■ WHAT THIS TASK INVOLVES: Copy nothing but the text: reproduce each line of the listing exactly and leave the pictures out.
____ DATA
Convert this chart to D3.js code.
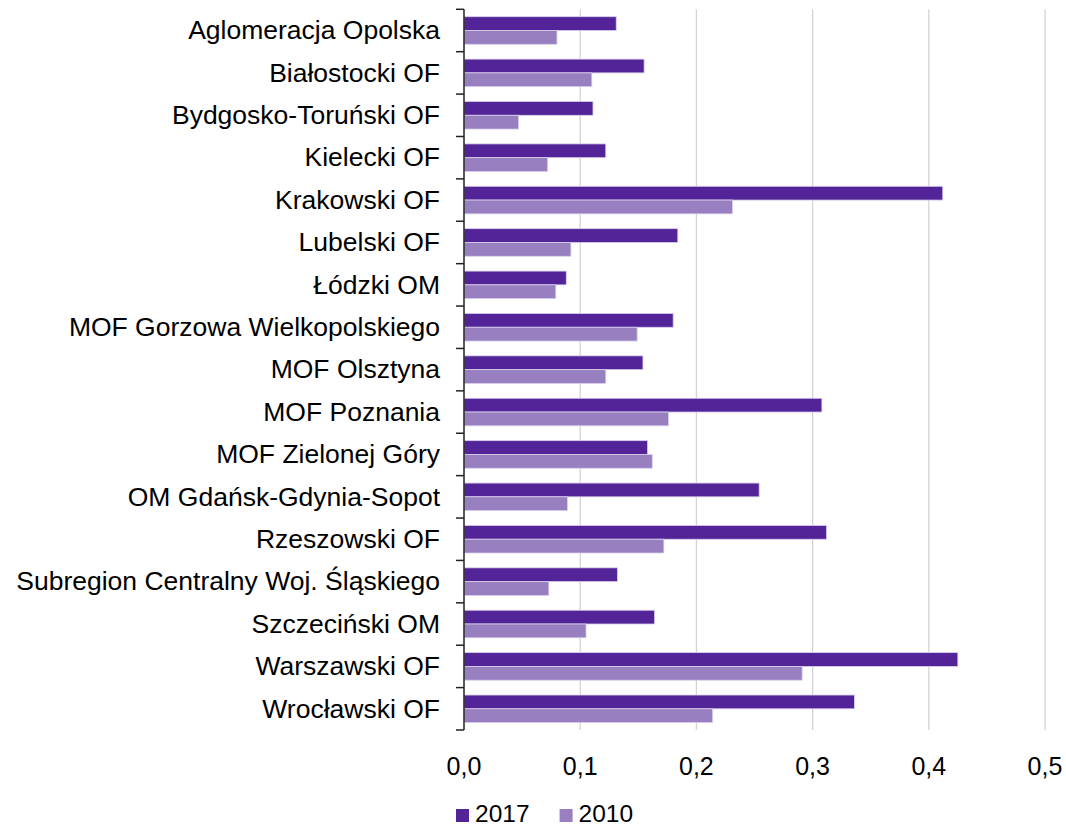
<html>
<head>
<meta charset="utf-8">
<script src="https://d3js.org/d3.v7.min.js"></script>
<style>
body { margin: 0; background: #fff; }
text { font-family: "Liberation Sans", Arial, sans-serif; fill: #000; }
</style>
</head>
<body>
<svg width="1066" height="827"></svg>
<script>
// values
var categories = ["Aglomeracja Opolska", "Białostocki OF", "Bydgosko-Toruński OF", "Kielecki OF",
  "Krakowski OF", "Lubelski OF", "Łódzki OM", "MOF Gorzowa Wielkopolskiego", "MOF Olsztyna",
  "MOF Poznania", "MOF Zielonej Góry", "OM Gdańsk-Gdynia-Sopot", "Rzeszowski OF",
  "Subregion Centralny Woj. Śląskiego", "Szczeciński OM", "Warszawski OF", "Wrocławski OF"];
var series = ["2017", "2010"];
var values2017 = [0.131, 0.155, 0.111, 0.122, 0.412, 0.184, 0.088, 0.180, 0.154,
  0.308, 0.158, 0.254, 0.312, 0.132, 0.164, 0.425, 0.336];
var values2010 = [0.080, 0.110, 0.047, 0.072, 0.231, 0.092, 0.079, 0.149, 0.122,
  0.176, 0.162, 0.089, 0.172, 0.073, 0.105, 0.291, 0.214];
var xTicks = [0, 0.1, 0.2, 0.3, 0.4, 0.5];
var colors = ["#522498", "#977fc0"];

var svg = d3.select("svg");
var plotLeft = 464, plotRight = 1045, plotTop = 9.3, plotBottom = 730;

var x = d3.scaleLinear().domain([0, 0.5]).range([plotLeft, plotRight]);
var y = d3.scaleBand().domain(categories).range([plotTop, plotBottom]).paddingInner(0.35).paddingOuter(0.175);
var ySub = d3.scaleBand().domain(series).range([0, y.bandwidth()]);

// gridlines
svg.append("g").selectAll("line")
  .data(xTicks.slice(1))
  .enter().append("line")
  .attr("x1", function(d) { return x(d); })
  .attr("x2", function(d) { return x(d); })
  .attr("y1", plotTop).attr("y2", plotBottom)
  .attr("stroke", "#d4d4d4").attr("stroke-width", 1.3);

// bars
var rows = categories.map(function(c, i) {
  return { cat: c, vals: [values2017[i], values2010[i]] };
});
var g = svg.append("g").selectAll("g")
  .data(rows)
  .enter().append("g")
  .attr("transform", function(d) { return "translate(0," + y(d.cat) + ")"; });
g.selectAll("rect")
  .data(function(d) { return d.vals.map(function(v, j) { return { s: series[j], v: v, j: j }; }); })
  .enter().append("rect")
  .attr("x", x(0))
  .attr("y", function(d) { return ySub(d.s); })
  .attr("width", function(d) { return x(d.v) - x(0); })
  .attr("height", ySub.bandwidth())
  .attr("fill", function(d) { return colors[d.j]; })
  .attr("stroke", "#d9cfec").attr("stroke-width", 0.8);

// y axis with ticks between categories
var yAxis = svg.append("g");
yAxis.append("line")
  .attr("x1", plotLeft).attr("x2", plotLeft).attr("y1", plotTop).attr("y2", plotBottom)
  .attr("stroke", "#222").attr("stroke-width", 1.5);
var step = (plotBottom - plotTop) / categories.length;
yAxis.selectAll("line.tk")
  .data(d3.range(categories.length + 1))
  .enter().append("line")
  .attr("class", "tk")
  .attr("x1", plotLeft - 8).attr("x2", plotLeft)
  .attr("y1", function(i) { return plotTop + step * i; })
  .attr("y2", function(i) { return plotTop + step * i; })
  .attr("stroke", "#222").attr("stroke-width", 1.5);
yAxis.selectAll("text")
  .data(categories)
  .enter().append("text")
  .attr("x", 440)
  .attr("y", function(d) { return y(d) + y.bandwidth() / 2; })
  .attr("dy", "0.33em")
  .attr("text-anchor", "end")
  .style("font-size", "26.5px")
  .text(function(d) { return d; });

// x tick labels
var fmt = function(d) { return d3.format(".1f")(d).replace(".", ","); };
svg.append("g").selectAll("text")
  .data(xTicks)
  .enter().append("text")
  .attr("x", function(d) { return x(d); })
  .attr("y", 775)
  .attr("text-anchor", "middle")
  .style("font-size", "25px")
  .text(fmt);

// legend
var legend = svg.append("g").selectAll("g")
  .data(series)
  .enter().append("g")
  .attr("transform", function(d, i) { return "translate(" + (456 + i * 103.6) + ",0)"; });
legend.append("rect")
  .attr("x", 0).attr("y", 809).attr("width", 13).attr("height", 13)
  .attr("fill", function(d, i) { return colors[i]; });
legend.append("text")
  .attr("x", 19).attr("y", 822)
  .style("font-size", "24.5px")
  .text(function(d) { return d; });
</script>
</body>
</html>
________
■ SOLVED PROBLEM:
Convert this chart to D3.js code.
<html>
<head>
<meta charset="utf-8">
<script src="https://d3js.org/d3.v7.min.js"></script>
<style>
body { margin: 0; background: #fff; }
text { font-family: "Liberation Sans", Arial, sans-serif; fill: #000; }
</style>
</head>
<body>
<svg width="1066" height="827"></svg>
<script>
// values
var categories = ["Aglomeracja Opolska", "Białostocki OF", "Bydgosko-Toruński OF", "Kielecki OF",
  "Krakowski OF", "Lubelski OF", "Łódzki OM", "MOF Gorzowa Wielkopolskiego", "MOF Olsztyna",
  "MOF Poznania", "MOF Zielonej Góry", "OM Gdańsk-Gdynia-Sopot", "Rzeszowski OF",
  "Subregion Centralny Woj. Śląskiego", "Szczeciński OM", "Warszawski OF", "Wrocławski OF"];
var series = ["2017", "2010"];
var values2017 = [0.131, 0.155, 0.111, 0.122, 0.412, 0.184, 0.088, 0.180, 0.154,
  0.308, 0.158, 0.254, 0.312, 0.132, 0.164, 0.425, 0.336];
var values2010 = [0.080, 0.110, 0.047, 0.072, 0.231, 0.092, 0.079, 0.149, 0.122,
  0.176, 0.162, 0.089, 0.172, 0.073, 0.105, 0.291, 0.214];
var xTicks = [0, 0.1, 0.2, 0.3, 0.4, 0.5];
var colors = ["#522498", "#977fc0"];

var svg = d3.select("svg");
var plotLeft = 464, plotRight = 1045, plotTop = 9.3, plotBottom = 730;

var x = d3.scaleLinear().domain([0, 0.5]).range([plotLeft, plotRight]);
var y = d3.scaleBand().domain(categories).range([plotTop, plotBottom]).paddingInner(0.35).paddingOuter(0.175);
var ySub = d3.scaleBand().domain(series).range([0, y.bandwidth()]);

// gridlines
svg.append("g").selectAll("line")
  .data(xTicks.slice(1))
  .enter().append("line")
  .attr("x1", function(d) { return x(d); })
  .attr("x2", function(d) { return x(d); })
  .attr("y1", plotTop).attr("y2", plotBottom)
  .attr("stroke", "#d4d4d4").attr("stroke-width", 1.3);

// bars
var rows = categories.map(function(c, i) {
  return { cat: c, vals: [values2017[i], values2010[i]] };
});
var g = svg.append("g").selectAll("g")
  .data(rows)
  .enter().append("g")
  .attr("transform", function(d) { return "translate(0," + y(d.cat) + ")"; });
g.selectAll("rect")
  .data(function(d) { return d.vals.map(function(v, j) { return { s: series[j], v: v, j: j }; }); })
  .enter().append("rect")
  .attr("x", x(0))
  .attr("y", function(d) { return ySub(d.s); })
  .attr("width", function(d) { return x(d.v) - x(0); })
  .attr("height", ySub.bandwidth())
  .attr("fill", function(d) { return colors[d.j]; })
  .attr("stroke", "#d9cfec").attr("stroke-width", 0.8);

// y axis with ticks between categories
var yAxis = svg.append("g");
yAxis.append("line")
  .attr("x1", plotLeft).attr("x2", plotLeft).attr("y1", plotTop).attr("y2", plotBottom)
  .attr("stroke", "#222").attr("stroke-width", 1.5);
var step = (plotBottom - plotTop) / categories.length;
yAxis.selectAll("line.tk")
  .data(d3.range(categories.length + 1))
  .enter().append("line")
  .attr("class", "tk")
  .attr("x1", plotLeft - 8).attr("x2", plotLeft)
  .attr("y1", function(i) { return plotTop + step * i; })
  .attr("y2", function(i) { return plotTop + step * i; })
  .attr("stroke", "#222").attr("stroke-width", 1.5);
yAxis.selectAll("text")
  .data(categories)
  .enter().append("text")
  .attr("x", 440)
  .attr("y", function(d) { return y(d) + y.bandwidth() / 2; })
  .attr("dy", "0.33em")
  .attr("text-anchor", "end")
  .style("font-size", "26.5px")
  .text(function(d) { return d; });

// x tick labels
var fmt = function(d) { return d3.format(".1f")(d).replace(".", ","); };
svg.append("g").selectAll("text")
  .data(xTicks)
  .enter().append("text")
  .attr("x", function(d) { return x(d); })
  .attr("y", 775)
  .attr("text-anchor", "middle")
  .style("font-size", "25px")
  .text(fmt);

// legend
var legend = svg.append("g").selectAll("g")
  .data(series)
  .enter().append("g")
  .attr("transform", function(d, i) { return "translate(" + (456 + i * 103.6) + ",0)"; });
legend.append("rect")
  .attr("x", 0).attr("y", 809).attr("width", 13).attr("height", 13)
  .attr("fill", function(d, i) { return colors[i]; });
legend.append("text")
  .attr("x", 19).attr("y", 822)
  .style("font-size", "24.5px")
  .text(function(d) { return d; });
</script>
</body>
</html>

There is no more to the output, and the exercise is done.